Die amerikanische Militärregierung setzte Karl Scharnagl am 4.5.1945 kommissarisch als Oberbürgermeister ein, am 26.5.1946 wurde er in der ersten Stadtratswahl bestätigt. 1948/49 war Scharnagl unter Thomas Wimmer (SPD) Zweiter Bürgermeister. In seinen politischen wie ehrenamtlichen Funktionen war er maßgeblich am Wiederaufbau in Bayern beteiligt unter anderem als Gründungsmitglied der CSU 1945, als Mitglied des Vorbereitenden Verfassungsausschusses und der Verfassungsgebenden Landesversammlung 1946 und als Mitbegründer der Münchner Gesellschaft für christlich-jüdische Zusammenarbeit 1948.

Quellen

Angermair, Elisabeth: Karl Scharnagl (1881-1963). Oberbürgermeister von München, in: Buchstab, Günter u.a. (Hg.), Christliche Demokraten gegen Hitler. Aus Verfolgung und Widerstand zur Union, Freiburg 2004, S. 430-437.

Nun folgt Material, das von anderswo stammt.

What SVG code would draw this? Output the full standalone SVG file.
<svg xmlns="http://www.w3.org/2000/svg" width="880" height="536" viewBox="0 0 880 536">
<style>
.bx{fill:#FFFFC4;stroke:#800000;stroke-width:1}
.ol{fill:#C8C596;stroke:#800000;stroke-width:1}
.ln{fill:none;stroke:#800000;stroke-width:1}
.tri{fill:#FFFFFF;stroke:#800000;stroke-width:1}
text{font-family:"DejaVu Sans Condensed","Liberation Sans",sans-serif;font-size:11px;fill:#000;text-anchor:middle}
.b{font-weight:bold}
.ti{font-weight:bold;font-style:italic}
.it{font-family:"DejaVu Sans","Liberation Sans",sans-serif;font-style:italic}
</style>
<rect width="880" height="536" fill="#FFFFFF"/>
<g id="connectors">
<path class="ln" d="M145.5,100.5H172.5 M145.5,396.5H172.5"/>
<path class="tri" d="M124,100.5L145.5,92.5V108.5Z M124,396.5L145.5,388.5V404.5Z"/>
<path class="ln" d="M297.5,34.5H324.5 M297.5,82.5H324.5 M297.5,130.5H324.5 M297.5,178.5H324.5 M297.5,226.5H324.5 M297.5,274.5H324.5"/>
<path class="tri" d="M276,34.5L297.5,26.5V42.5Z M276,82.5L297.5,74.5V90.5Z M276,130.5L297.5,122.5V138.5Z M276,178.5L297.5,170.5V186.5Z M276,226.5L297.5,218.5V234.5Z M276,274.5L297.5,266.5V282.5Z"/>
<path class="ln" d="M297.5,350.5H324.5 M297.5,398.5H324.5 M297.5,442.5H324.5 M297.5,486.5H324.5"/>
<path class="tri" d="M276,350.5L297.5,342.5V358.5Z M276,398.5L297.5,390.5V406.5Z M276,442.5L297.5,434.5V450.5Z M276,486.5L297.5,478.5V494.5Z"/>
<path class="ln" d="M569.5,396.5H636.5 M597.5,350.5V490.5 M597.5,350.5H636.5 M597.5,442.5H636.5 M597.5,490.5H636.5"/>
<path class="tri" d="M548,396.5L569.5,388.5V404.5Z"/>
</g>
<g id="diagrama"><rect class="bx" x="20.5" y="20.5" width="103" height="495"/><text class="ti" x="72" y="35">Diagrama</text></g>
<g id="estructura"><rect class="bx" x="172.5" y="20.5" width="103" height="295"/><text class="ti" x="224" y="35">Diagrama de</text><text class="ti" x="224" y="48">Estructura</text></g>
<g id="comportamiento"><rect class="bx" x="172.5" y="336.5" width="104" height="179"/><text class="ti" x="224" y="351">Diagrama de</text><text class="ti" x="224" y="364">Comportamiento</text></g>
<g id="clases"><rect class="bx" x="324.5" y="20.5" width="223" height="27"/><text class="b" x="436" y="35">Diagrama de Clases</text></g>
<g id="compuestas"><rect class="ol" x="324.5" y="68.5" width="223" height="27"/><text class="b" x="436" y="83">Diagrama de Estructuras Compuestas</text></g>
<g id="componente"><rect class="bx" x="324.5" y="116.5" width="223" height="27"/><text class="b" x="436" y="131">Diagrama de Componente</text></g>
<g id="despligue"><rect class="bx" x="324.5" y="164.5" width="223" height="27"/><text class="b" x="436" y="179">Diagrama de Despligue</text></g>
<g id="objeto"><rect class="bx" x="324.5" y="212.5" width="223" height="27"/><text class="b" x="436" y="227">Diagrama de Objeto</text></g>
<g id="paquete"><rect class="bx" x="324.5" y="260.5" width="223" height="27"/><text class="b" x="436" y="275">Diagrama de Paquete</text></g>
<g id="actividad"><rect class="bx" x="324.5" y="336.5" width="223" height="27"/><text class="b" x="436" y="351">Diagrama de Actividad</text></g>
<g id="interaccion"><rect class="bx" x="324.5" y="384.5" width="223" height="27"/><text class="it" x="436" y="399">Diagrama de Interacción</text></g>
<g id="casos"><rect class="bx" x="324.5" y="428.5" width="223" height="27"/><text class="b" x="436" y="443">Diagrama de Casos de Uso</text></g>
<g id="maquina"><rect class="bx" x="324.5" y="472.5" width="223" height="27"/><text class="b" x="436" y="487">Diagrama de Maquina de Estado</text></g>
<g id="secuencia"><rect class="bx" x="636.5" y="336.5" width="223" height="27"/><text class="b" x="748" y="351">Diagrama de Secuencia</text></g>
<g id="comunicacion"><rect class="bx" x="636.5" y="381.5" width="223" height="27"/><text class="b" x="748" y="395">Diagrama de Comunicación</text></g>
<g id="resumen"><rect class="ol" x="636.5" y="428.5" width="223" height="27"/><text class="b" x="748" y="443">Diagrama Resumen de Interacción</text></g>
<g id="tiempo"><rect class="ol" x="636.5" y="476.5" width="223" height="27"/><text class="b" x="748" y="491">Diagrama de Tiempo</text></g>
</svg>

Hermann, Michael: Kommunale Kulturpolitik in München von 1919 bis 1935, München 2003.
Scharnagl, Karl: Politische Begebenheiten meines Lebens, die nicht in Akten stehen, München o.J. [1962].

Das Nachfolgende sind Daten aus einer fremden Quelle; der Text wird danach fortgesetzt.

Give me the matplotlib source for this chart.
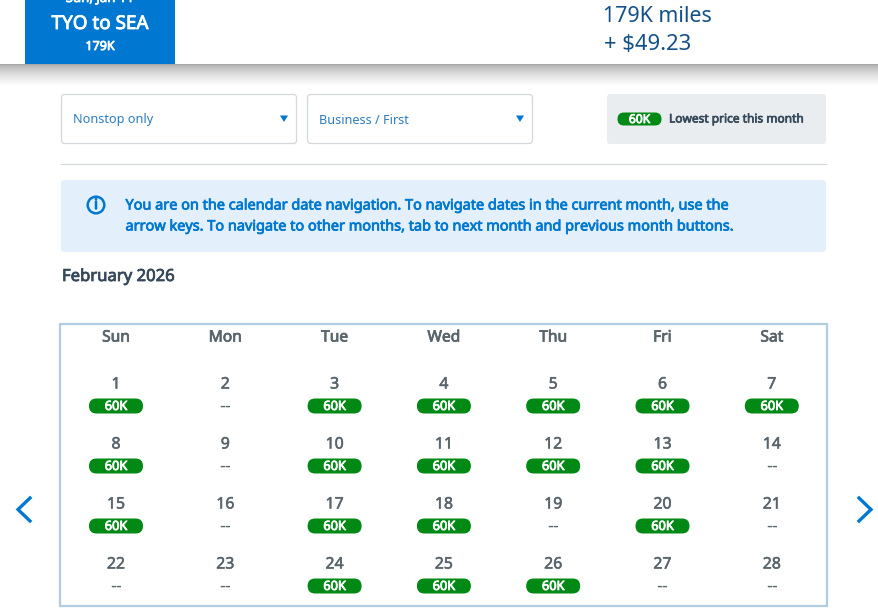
import numpy as np
import matplotlib
matplotlib.use("Agg")
import matplotlib.pyplot as plt
import matplotlib.patheffects as pe
from matplotlib.patches import FancyBboxPatch, Rectangle, Circle, Polygon

plt.rcParams['font.family'] = ['Noto Sans', 'DejaVu Sans']

weekdays = ["Sun", "Mon", "Tue", "Wed", "Thu", "Fri", "Sat"]
days = list(range(1, 29))
prices = ["60K", "--", "60K", "60K", "60K", "60K", "60K",
          "60K", "--", "60K", "60K", "60K", "60K", "--",
          "60K", "--", "60K", "60K", "--", "60K", "--",
          "--", "--", "60K", "60K", "60K", "--", "--"]
month_title = "February 2026"
banner_lines = ["You are on the calendar date navigation. To navigate dates in the current month, use the",
                "arrow keys. To navigate to other months, tab to next month and previous month buttons."]

BLUE = "#0078d2"
GREEN = "#008a15"
GREY = "#59656c"
DARK = "#36495a"
NAVY = "#13508a"

fig = plt.figure(figsize=(8.79, 6.09), dpi=100)
ax = fig.add_axes([0, 0, 1, 1])
ax.set_xlim(0, 879)
ax.set_ylim(609, 0)
ax.axis("off")

def rrect(x, y, w, h, r=3, fc="white", ec="none", lw=1, z=2):
    ax.add_patch(FancyBboxPatch((x + r, y + r), w - 2 * r, h - 2 * r,
                                boxstyle=f"round,pad={r},rounding_size={r}",
                                fc=fc, ec=ec, lw=lw, zorder=z))

def label(x, y, s, color, fs, ha="center", heavy=0.0, z=4, **kw):
    t = ax.text(x, y, s, color=color, fontsize=fs, ha=ha, va="center", zorder=z, **kw)
    if heavy:
        t.set_path_effects([pe.withStroke(linewidth=heavy, foreground=color)])
    return t

def pill(cx, cy, w=54, h=15, fs=9.2):
    rrect(cx - w / 2, cy - h / 2, w, h, r=h / 2 - 0.01, fc=GREEN, z=3)
    label(cx, cy + 0.5, "60K", "white", fs, heavy=0.6)

# header shadow
grad = np.linspace(0, 1, 40) ** 0.6
shade = np.zeros((40, 1, 4))
shade[..., :3] = 0.42
shade[..., 3] = (0.62 * (1 - grad))[:, None]
ax.imshow(shade, extent=(0, 879, 86, 64), aspect="auto", zorder=1, interpolation="bilinear")
ax.set_xlim(0, 879)
ax.set_ylim(609, 0)

# header tile
ax.add_patch(Rectangle((25, 0), 150, 64, fc=BLUE, ec="none", zorder=2))
label(100, -1.5, "Sun, Jan 11", "white", 9.5, heavy=0.5)
label(100, 24, "TYO to SEA", "white", 13.6, heavy=0.6)
label(100, 46.5, "179K", "white", 9.0, heavy=0.6)
label(603, 17, "179K miles", NAVY, 15.4, ha="left")
label(604, 45, "+ $49.23", NAVY, 15.8, ha="left")

# dropdowns
for x, w, txt, ty in [(61, 236, "Nonstop only", 119), (307, 226, "Business / First", 120)]:
    rrect(x + .5, 94.5, w - 1, 49, r=3, fc="white", ec="#d5d8da", lw=0.9)
    label(x + 12, ty, txt, "#2b7cc4", 9.1, ha="left")
    ax.add_patch(Polygon([(x + w - 17, 115.5), (x + w - 9, 115.5), (x + w - 13, 122)],
                         fc=BLUE, ec="none", zorder=3))

# legend box
rrect(607, 94, 219, 50, r=3, fc="#e9edf0")
pill(639.5, 119, w=44, h=13, fs=8.7)
label(669, 119, "Lowest price this month", DARK, 8.6, ha="left", heavy=0.5)

# divider
ax.plot([61, 826], [164, 164], color="#d5d8da", lw=0.9, zorder=2)

# banner
rrect(61, 180, 765, 72, r=4, fc="#e3f0fb")
ax.add_patch(Circle((96, 205), 8.3, fc="none", ec=BLUE, lw=1.8, zorder=3))
label(96, 205.5, "i", BLUE, 10.5, heavy=0.9)
for ly, line in zip((206, 227), banner_lines):
    label(125.5, ly, line, BLUE, 10.42, ha="left", heavy=0.55)

label(62, 277, month_title, DARK, 12, ha="left", heavy=0.55)

# calendar
ax.add_patch(Rectangle((60, 324), 767, 281.5, fc="white", ec="#b3cde0", lw=1.6, zorder=2))
col_x = 116 + 109.3 * np.arange(7)
for cx, wd in zip(col_x, weekdays):
    label(cx, 337.5, wd, GREY, 11.2, heavy=0.55)

for i, (d, p) in enumerate(zip(days, prices)):
    r, c = divmod(i, 7)
    cx = col_x[c]
    label(cx, 384.5 + 60 * r, str(d), GREY, 11.4, heavy=0.4)
    py = 406 + 60 * r
    if p == "--":
        label(cx, py, "--", GREY, 12, family="DejaVu Sans")
    else:
        pill(cx, py)

# arrows
ax.plot([30, 18, 30], [498, 509.5, 521], color=BLUE, lw=2.4, zorder=3, solid_joinstyle="miter")
ax.plot([859, 871, 859], [498, 509.5, 521], color=BLUE, lw=2.4, zorder=3, solid_joinstyle="miter")

fig.savefig("out.png", dpi=100, facecolor="white")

Steinborn, Peter: Grundlagen und Grundzüge Münchner Kommunalpolitik in den Jahren der Weimarer Republik. Zur Geschichte der bayerischen Landeshauptstadt im 20. Jahrhundert, München 1968.
Stephan, Michael: Karl Scharnagl, in: Hettler, Friedrich H./Sing, Achim (Hg.), Die Münchner Oberbürgermeister. 200 Jahre gelebte Stadtgeschichte, München 2008, S. 103-116.